Using the notion that if something has flat response it is more accurate doesn't mean much if it doesn't SOUND or is not PERCEIVED as being more accurate. No matter what an engineer tells you it is completely irrelevant is the perceived response is that it sounds "unlike" the real thing.

And now you have a serious problem because without an Accurate baseline where every engineer and perfect pitch listener agrees that stereo system A is perfectly accurate and so now you can compare system B and C to A then all you're doing is relying in a highly incomplete set of measurements and looking for broad correlations.

And then you're left with perception and subjective opinions on what is "closer" to the real thing. Ask engineers what is more accurate and you get everything from horn speakers to panels to line arrays to single drivers. Engineers with degrees in the field can;t even agree on a speaker design that is "accurate" or "closer to the ideal". People bicker about tubes and SS but speakers make the bigger difference and on one is even remotely close on agreeing about them let alone the smaller differences of Tubes and SS or vinyl and CD.
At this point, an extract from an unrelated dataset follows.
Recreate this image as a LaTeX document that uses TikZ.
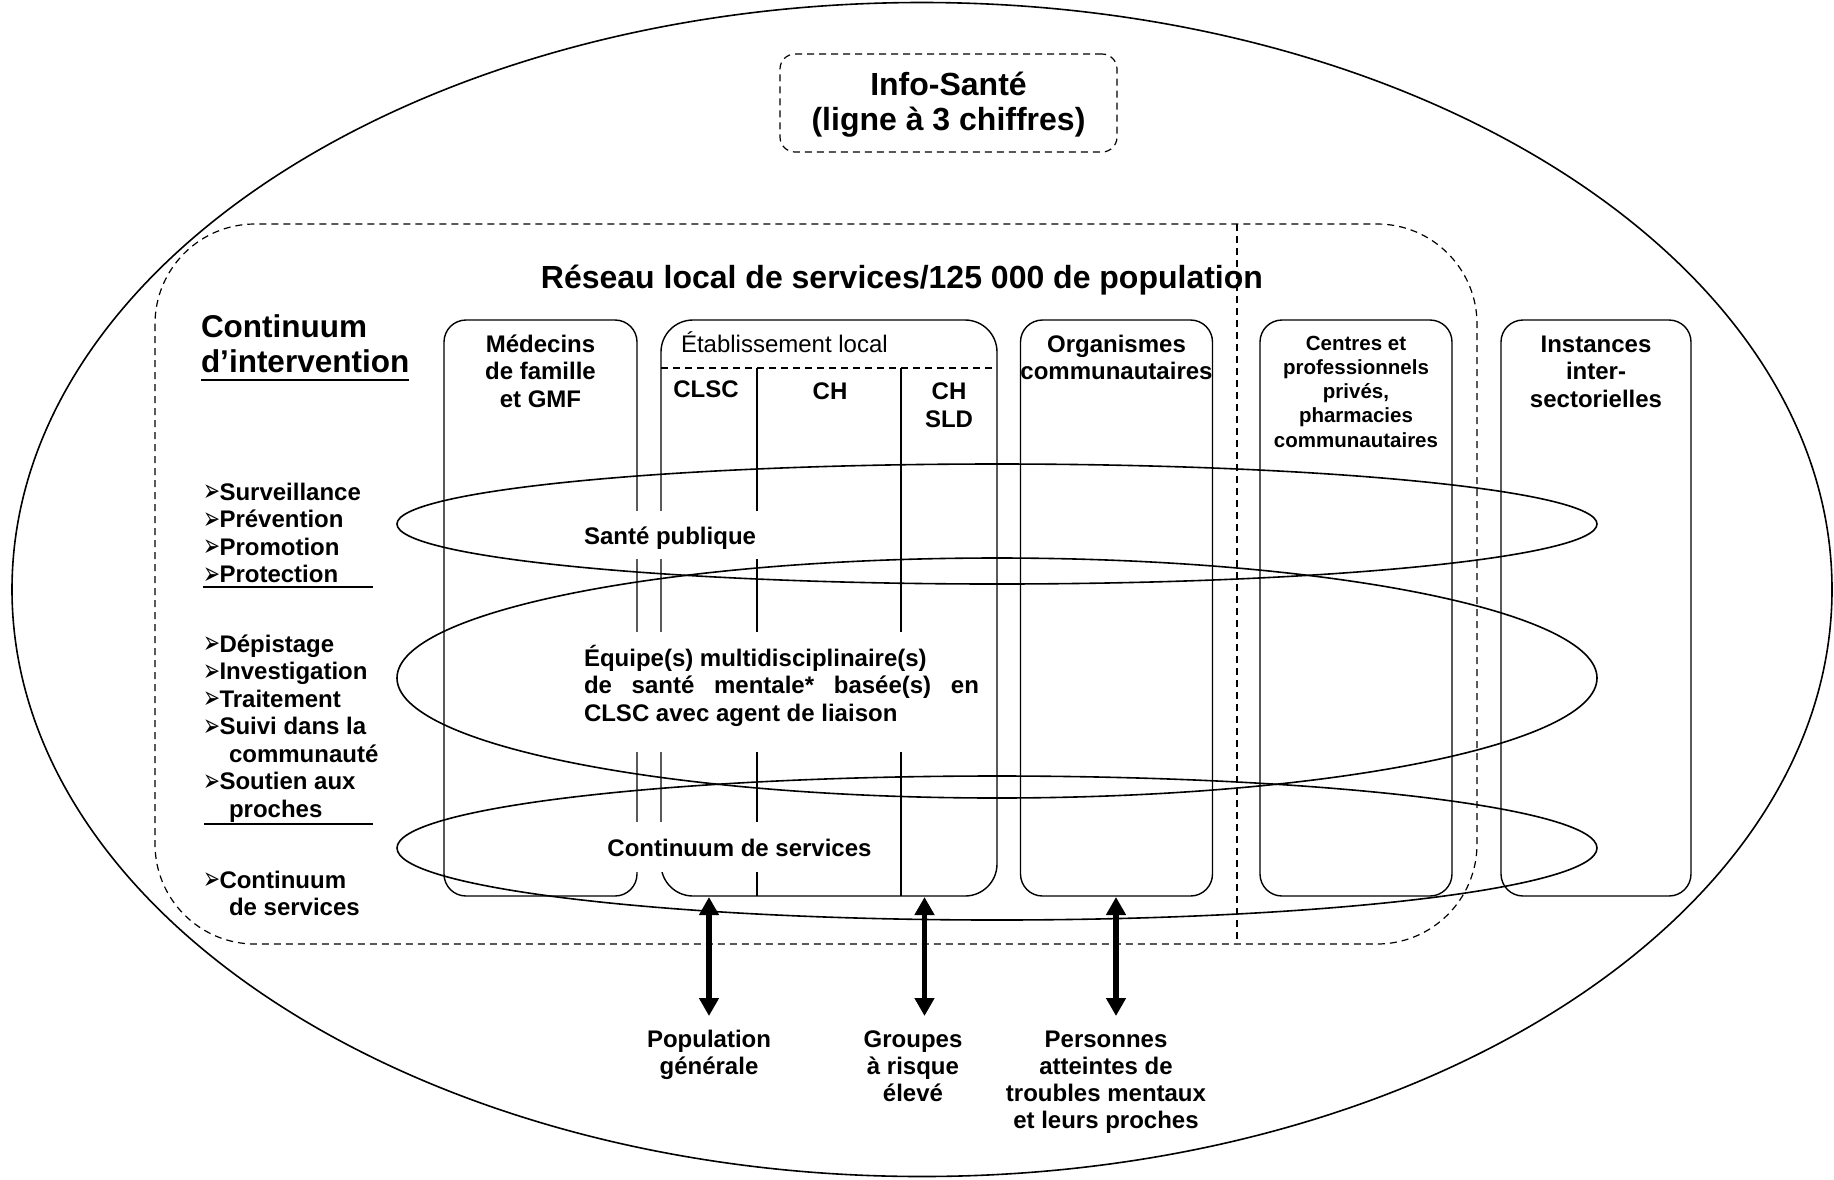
\documentclass[tikz,border=0pt]{standalone}
\usepackage{graphicx}
\usepackage{fontspec}
\setmainfont{Liberation Sans}
\newfontfamily\dejavu{DejaVu Sans}
\usetikzlibrary{arrows.meta,calc}
\newcommand\mlines[2]{\parbox[t]{#1}{\centering #2}}
\newcommand\bul{\makebox[16.5pt][l]{\smash{\raisebox{-1.5pt}{\scalebox{1}[1.55]{\resizebox{17pt}{!}{\dejavu ➢}}}}}}
\begin{document}
\begin{tikzpicture}[x=1pt,y=-1pt,
  every node/.style={inner sep=0pt,outer sep=0pt},
  col/.style={draw,line width=1.4pt,rounded corners=22pt,minimum height=576pt},
  dsh/.style={line width=1.2pt,dash pattern=on 7pt off 5pt},
  ell/.style={line width=1.6pt},
  lab/.style={font=\bfseries\fontsize{24}{27.5}\selectfont,anchor=base},
  bl/.style={font=\bfseries\fontsize{24}{27.5}\selectfont,anchor=base west},
  arr/.style={line width=5.5pt,{Triangle[length=18pt,width=19pt]}-{Triangle[length=18pt,width=19pt]}},
  ul/.style={line width=2pt}
]
\fill[white] (0,0) rectangle (1834,1179);
\useasboundingbox (0,0) rectangle (1834,1179);

% outer ellipse
\draw[line width=1.6pt] (922,589.5) ellipse [x radius=910pt, y radius=587pt];

% Info-Sante box
\node[draw,dsh,rounded corners=15pt,minimum width=337pt,minimum height=98pt] (info) at (948.5,103) {};
\node[font=\bfseries\fontsize{32}{35}\selectfont,anchor=base] (infot) at (948.5,95.5) {\mlines{330pt}{Info-Santé\\(ligne à 3 chiffres)}};

% local network dashed frame
\draw[dsh,rounded corners=100pt] (155,224) rectangle (1477,944);
\draw[dsh] (1237,224) -- (1237,944);
\node[font=\bfseries\fontsize{32}{35}\selectfont,anchor=base] (title) at (902,288) {Réseau local de services/125 000 de population};

% columns
\node[col,minimum width=193pt] (med) at (540.5,608) {};
\node[col,minimum width=336pt,rounded corners=32pt] (etab) at (829,608) {};
\node[col,minimum width=192pt] (org) at (1116.5,608) {};
\node[col,minimum width=192pt] (cen) at (1356,608) {};
\node[col,minimum width=190pt] (ins) at (1596,608) {};
\draw[dsh] (661,368) -- (997,368);
\draw[line width=1.4pt] (757,368) -- (757,896);
\draw[line width=1.4pt] (901,368) -- (901,896);

% column labels
\node[lab] (medt) at (540.5,352) {\mlines{200pt}{Médecins\\de famille\\et GMF}};
\node[font=\fontsize{24}{27.5}\selectfont,anchor=base west] (etabt) at (681,352) {Établissement local};
\node[lab] (clsc) at (706,397) {CLSC};
\node[lab] (ch) at (830,399.6) {CH};
\node[lab] (chsld) at (949,399.6) {\mlines{80pt}{CH\\SLD}};
\node[lab] (orgt) at (1116.5,352) {\mlines{200pt}{Organismes\\communautaires}};
\node[font=\bfseries\fontsize{20.5}{24.3}\selectfont,anchor=base] (cent) at (1356,350) {\mlines{200pt}{Centres et\\professionnels\\privés,\\pharmacies\\communautaires}};
\node[lab] (inst) at (1596,352) {\mlines{200pt}{Instances\\inter-\\sectorielles}};

% white masks and ellipse texts
\fill[white] (592,511) rectangle (764,559);
\fill[white] (580,632) rectangle (996,752);
\fill[white] (600,822) rectangle (898,872);
\node[bl] (sp) at (584,544) {Santé publique};
\node[bl] (eq) at (584,666) {\parbox[t]{395pt}{Équipe(s) multidisciplinaire(s)\\\makebox[395pt][s]{de santé mentale* basée(s) en}\\CLSC avec agent de liaison}};
\node[lab] (cs) at (739.5,856) {Continuum de services};

% three horizontal ellipses
\draw[ell] (997,524) ellipse [x radius=600pt, y radius=60pt];
\draw[ell] (997,678) ellipse [x radius=600pt, y radius=120pt];
\draw[ell] (997,848) ellipse [x radius=600pt, y radius=72pt];

% left column
\node[font=\bfseries\fontsize{31.5}{35}\selectfont,anchor=base west] (c1) at (201,337) {Continuum};
\node[font=\bfseries\fontsize{31.5}{35}\selectfont,anchor=base west] (c2) at (201,372) {d’intervention};
\draw[line width=2.5pt] ($(c2.base west)+(0,8)$) -- ($(c2.base east)+(0,8)$);

\node[bl] (b1) at (203,500) {\bul Surveillance};
\node[bl] (b2) at (203,527.5) {\bul Prévention};
\node[bl] (b3) at (203,555) {\bul Promotion};
\node[bl] (b4) at (203,582.5) {\bul Protection};
\coordinate (u1a) at (203,587); \coordinate (u1b) at (373,587);
\draw[ul] (u1a) -- (u1b);
\node[bl] (b5) at (203,652) {\bul Dépistage};
\node[bl] (b6) at (203,679.5) {\bul Investigation};
\node[bl] (b7) at (203,707) {\bul Traitement};
\node[bl] (b8) at (203,734.5) {\bul Suivi dans la};
\node[bl] (b9) at (229,762) {communauté};
\node[bl] (b10) at (203,789.5) {\bul Soutien aux};
\node[bl] (b11) at (229,817) {proches};
\coordinate (u2a) at (204,824); \coordinate (u2b) at (373,824);
\draw[ul] (u2a) -- (u2b);
\node[bl] (b12) at (203,888) {\bul Continuum};
\node[bl] (b13) at (229,915) {de services};

% arrows
\coordinate (a1t) at (709,897); \coordinate (a1b) at (709,1016);
\coordinate (a2t) at (924.5,897); \coordinate (a2b) at (924.5,1016);
\coordinate (a3t) at (1116,897); \coordinate (a3b) at (1116,1016);
\draw[arr] (a1t) -- (a1b);
\draw[arr] (a2t) -- (a2b);
\draw[arr] (a3t) -- (a3b);

% bottom labels
\node[font=\bfseries\fontsize{24}{27}\selectfont,anchor=base] (pg) at (709,1047) {\mlines{200pt}{Population\\générale}};
\node[font=\bfseries\fontsize{24}{27}\selectfont,anchor=base] (gr) at (913,1047) {\mlines{200pt}{Groupes\\à risque\\élevé}};
\node[font=\bfseries\fontsize{24}{27}\selectfont,anchor=base] (pe) at (1106,1047) {\mlines{240pt}{Personnes\\atteintes de\\troubles mentaux\\et leurs proches}};
\end{tikzpicture}
\end{document}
And if we learn to accept the fact that nothing is perfectly accurate then why not look at what is subjectively enjoyable and reminds the listener that this "seems" to be the "real thing." For instance by far the most realistic sound to my ear when it comes to transient attack of instruments and decay (body) of acoustic instruments of piano comes from SET amplifier than something like a Bryston. Yet every scientific aspect and measured response that I've seen makes that a curious proposition that is highly frustrating for me.

I want to trust the measurements and the specs but I can't listen to the two and walk away from it saying the Bryston sounds more like the real thing - it may in fact be more "accurate" but it sure as hell doesn't sound more accurate. So what is the consumer to do - buy what it is "said" to be "accurate" because that is the goal or buy what makes a piano sound like a piano despite the second harmonic distortion goofball impedance problems and high THD. The fact is the brain ear interface is what provides us with the notion of "accuracy" and this is not a perfectly accurate interface.

And over the years of endless arguments why can't both coexist? It's like the vinyl CD debate - to me it's irrelavent - if this is about music there is SOOOO much music on vinyl not on CD that you should have a turntable. Conversely there is SOOOO much music on CD not on vinyl that vinyl philes should buy a CD player. If someone likes one over the other - so what? Why does everyone get upset?